MATERIAL SUPPLIED >>
↓

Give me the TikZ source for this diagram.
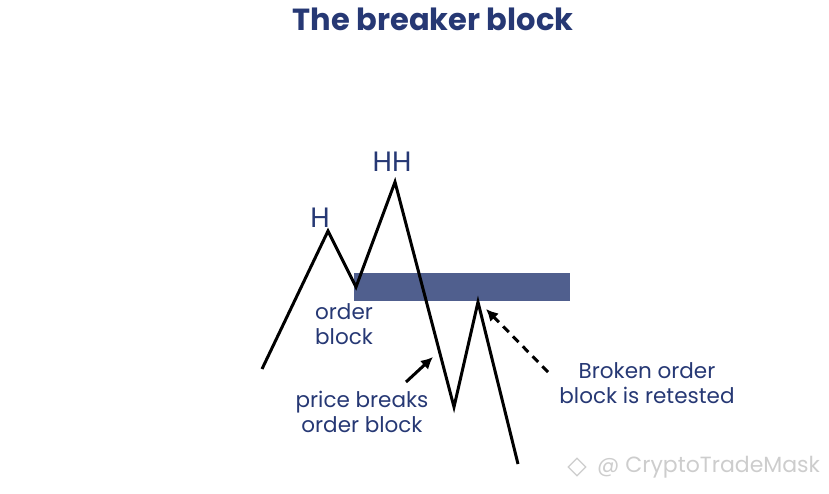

↑
↓

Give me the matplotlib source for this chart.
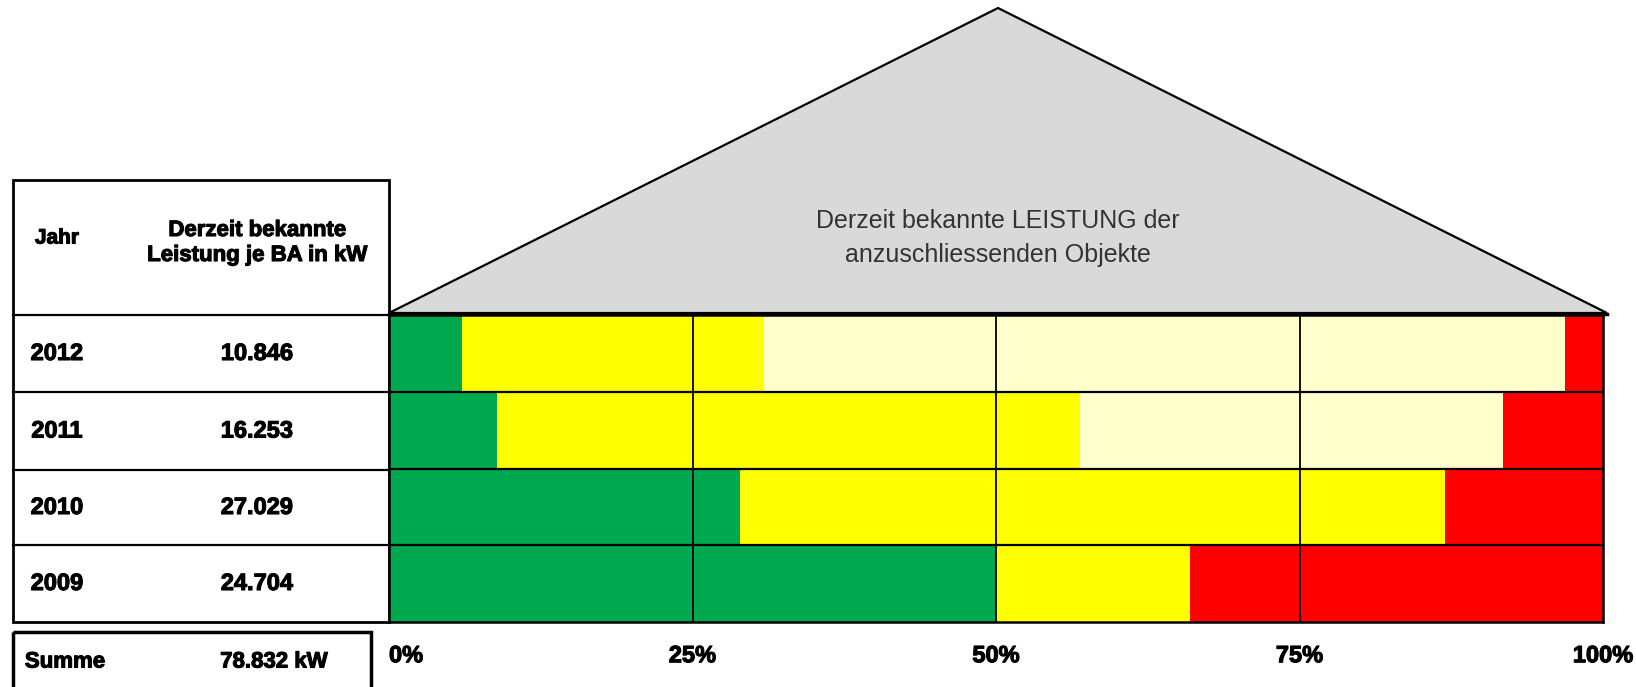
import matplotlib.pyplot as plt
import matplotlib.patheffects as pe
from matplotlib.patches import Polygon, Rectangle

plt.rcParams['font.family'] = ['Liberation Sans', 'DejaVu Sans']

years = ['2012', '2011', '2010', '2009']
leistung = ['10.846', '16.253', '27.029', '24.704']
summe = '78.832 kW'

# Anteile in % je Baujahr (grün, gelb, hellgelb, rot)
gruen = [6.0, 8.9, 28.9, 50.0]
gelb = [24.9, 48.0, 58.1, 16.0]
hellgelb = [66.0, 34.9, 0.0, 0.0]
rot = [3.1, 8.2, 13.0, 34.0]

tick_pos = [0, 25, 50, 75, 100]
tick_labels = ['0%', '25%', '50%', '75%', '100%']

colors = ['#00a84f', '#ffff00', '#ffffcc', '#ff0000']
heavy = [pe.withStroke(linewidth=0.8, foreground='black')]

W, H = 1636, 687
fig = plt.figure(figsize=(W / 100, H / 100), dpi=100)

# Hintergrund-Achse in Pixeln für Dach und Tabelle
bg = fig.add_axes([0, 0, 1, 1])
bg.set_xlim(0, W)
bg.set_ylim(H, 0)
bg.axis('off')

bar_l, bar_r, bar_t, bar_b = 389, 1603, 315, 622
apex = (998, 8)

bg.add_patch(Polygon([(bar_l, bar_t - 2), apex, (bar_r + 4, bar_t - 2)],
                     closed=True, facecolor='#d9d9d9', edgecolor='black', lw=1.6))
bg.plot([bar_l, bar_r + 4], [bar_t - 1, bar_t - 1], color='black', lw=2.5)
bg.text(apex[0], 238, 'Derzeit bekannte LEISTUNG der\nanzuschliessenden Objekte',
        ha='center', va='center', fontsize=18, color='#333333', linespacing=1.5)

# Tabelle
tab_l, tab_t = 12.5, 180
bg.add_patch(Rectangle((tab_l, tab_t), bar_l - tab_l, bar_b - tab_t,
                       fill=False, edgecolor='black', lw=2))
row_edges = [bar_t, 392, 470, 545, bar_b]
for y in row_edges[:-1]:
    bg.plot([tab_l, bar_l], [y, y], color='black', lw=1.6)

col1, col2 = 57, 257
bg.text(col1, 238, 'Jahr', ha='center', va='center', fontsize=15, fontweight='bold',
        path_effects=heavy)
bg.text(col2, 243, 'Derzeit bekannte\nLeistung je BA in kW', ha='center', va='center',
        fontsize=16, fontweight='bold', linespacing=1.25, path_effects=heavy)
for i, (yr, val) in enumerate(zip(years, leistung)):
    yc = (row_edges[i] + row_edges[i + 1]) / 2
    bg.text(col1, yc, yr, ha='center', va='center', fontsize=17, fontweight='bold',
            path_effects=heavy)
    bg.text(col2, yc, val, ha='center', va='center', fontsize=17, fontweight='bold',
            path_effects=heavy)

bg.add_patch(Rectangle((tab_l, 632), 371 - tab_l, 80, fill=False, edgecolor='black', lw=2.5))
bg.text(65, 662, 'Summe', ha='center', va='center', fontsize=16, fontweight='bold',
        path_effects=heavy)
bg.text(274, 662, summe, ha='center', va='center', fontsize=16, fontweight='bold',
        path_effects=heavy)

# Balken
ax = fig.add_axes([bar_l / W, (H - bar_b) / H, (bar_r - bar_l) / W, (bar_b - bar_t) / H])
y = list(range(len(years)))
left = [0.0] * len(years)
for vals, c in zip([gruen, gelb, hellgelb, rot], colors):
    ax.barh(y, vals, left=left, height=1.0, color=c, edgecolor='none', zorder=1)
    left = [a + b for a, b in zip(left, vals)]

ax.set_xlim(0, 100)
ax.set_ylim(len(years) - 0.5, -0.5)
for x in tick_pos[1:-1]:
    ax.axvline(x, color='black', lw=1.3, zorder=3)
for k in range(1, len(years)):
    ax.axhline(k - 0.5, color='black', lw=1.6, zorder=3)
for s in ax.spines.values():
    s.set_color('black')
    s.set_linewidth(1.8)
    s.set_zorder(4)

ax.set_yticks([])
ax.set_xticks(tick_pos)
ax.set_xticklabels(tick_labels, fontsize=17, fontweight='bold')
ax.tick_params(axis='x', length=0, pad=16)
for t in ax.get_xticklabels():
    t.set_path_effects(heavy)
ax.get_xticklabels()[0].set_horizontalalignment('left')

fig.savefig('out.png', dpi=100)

↑

SET PROBLEM >>
Copy nothing but the lines above from the one with "Give me the matplotlib source for this chart." to the one with "plt.rcParams['font.family'] = ['Liberation", inclusive, word for word. Leave every picture out.

RIGHT ANSWER >>
Give me the matplotlib source for this chart.
import matplotlib.pyplot as plt
import matplotlib.patheffects as pe
from matplotlib.patches import Polygon, Rectangle

plt.rcParams['font.family'] = ['Liberation Sans', 'DejaVu Sans']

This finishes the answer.